Alexander wanted me to try his special direct-to-power-tube Hi-Z version of the RAAL tweeter, but my interest in building yet another amplifier is zero. I am very happy with the Karna amplifier, and it has plenty of bandwidth and power for what I want to do. In subjective terms, the Karna sounds like a 60-watt Citation II, or a 100-watt transistor amplifier - a huge amount for a 97~98 dB/metre system. For the talented folks who can knock out a 3-watt SET amplifier on a weekend, I am hearing very happy reports about the high-Z variant of the RAAL tweeter. In terms of the sweetest sound, yes, a dedicated supertweeter amplifier is almost certainly the nicest way to go - and it does protect your ribbon from the worst effects of clipping the "main" amplifier.

John Atwood reports excellent results listening to the Altec 288 with the Tangerine phase plug and Tractrix horn all the way out to 15 kHz. My own experience with the 288 is that it doesn't sound particularly bandwidth-limited, in comparison to a Lowther, AER, or Feastrex, where it's pretty obvious that there's not much beyond 12~15 kHz.

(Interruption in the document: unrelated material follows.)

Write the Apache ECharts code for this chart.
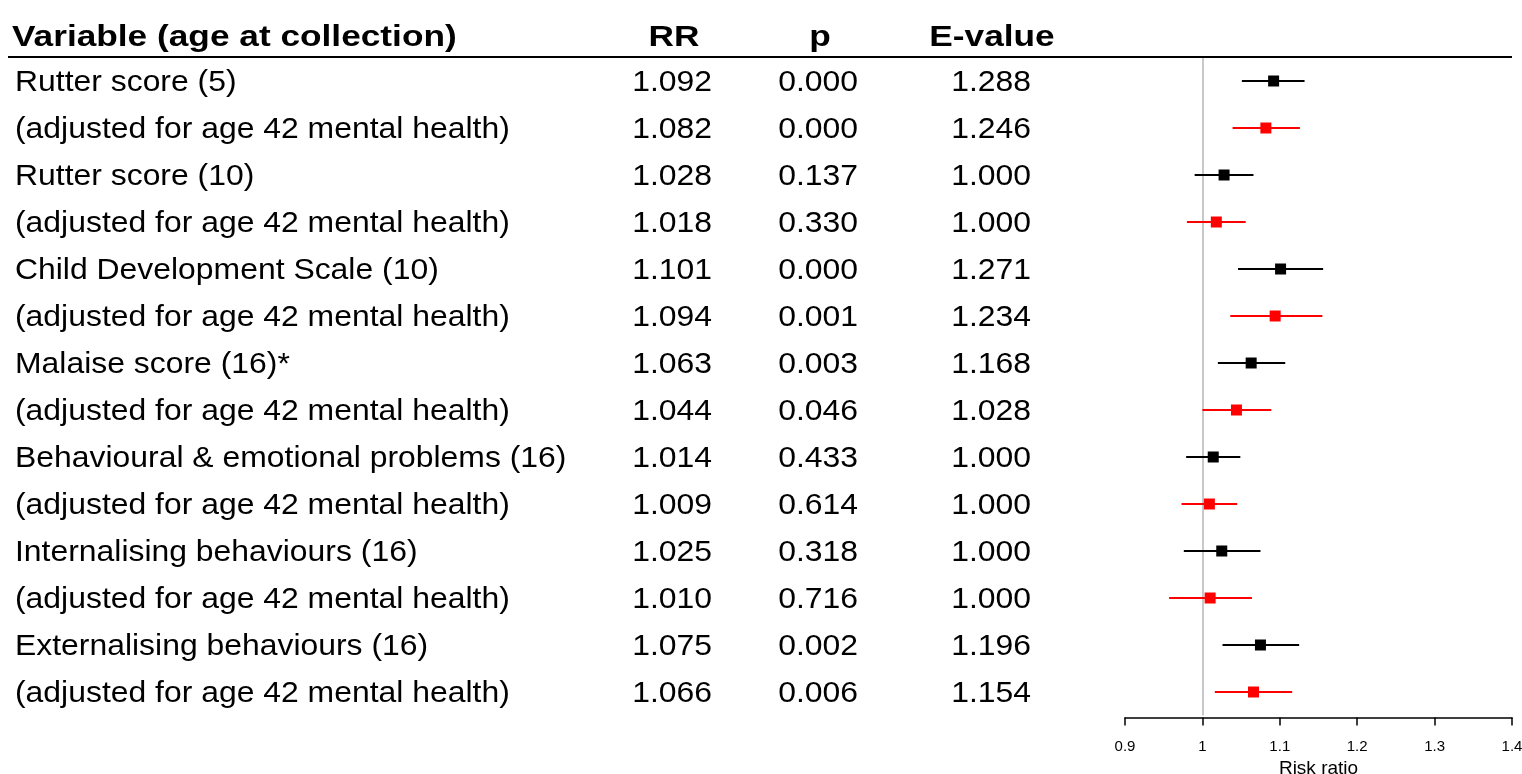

The Oswald's Mill Audio (OMA) system at the RMAF had outstanding integration between the RAAL and the big conical horn, and Alexander described the crossover as very simple, not much more than first-order with a moderate amount of overlap in the 2~7 kHz region. I didn't hear any sonic disjunction between the ribbon tweeter and the big horn at all - and I was listening very carefully for it. Dynamics tracked perfectly - and this is an area where most audiophile speakers really fall down badly, particularly with Chinese ribbons and Vifa/Scanspeak/Seas midbass drivers.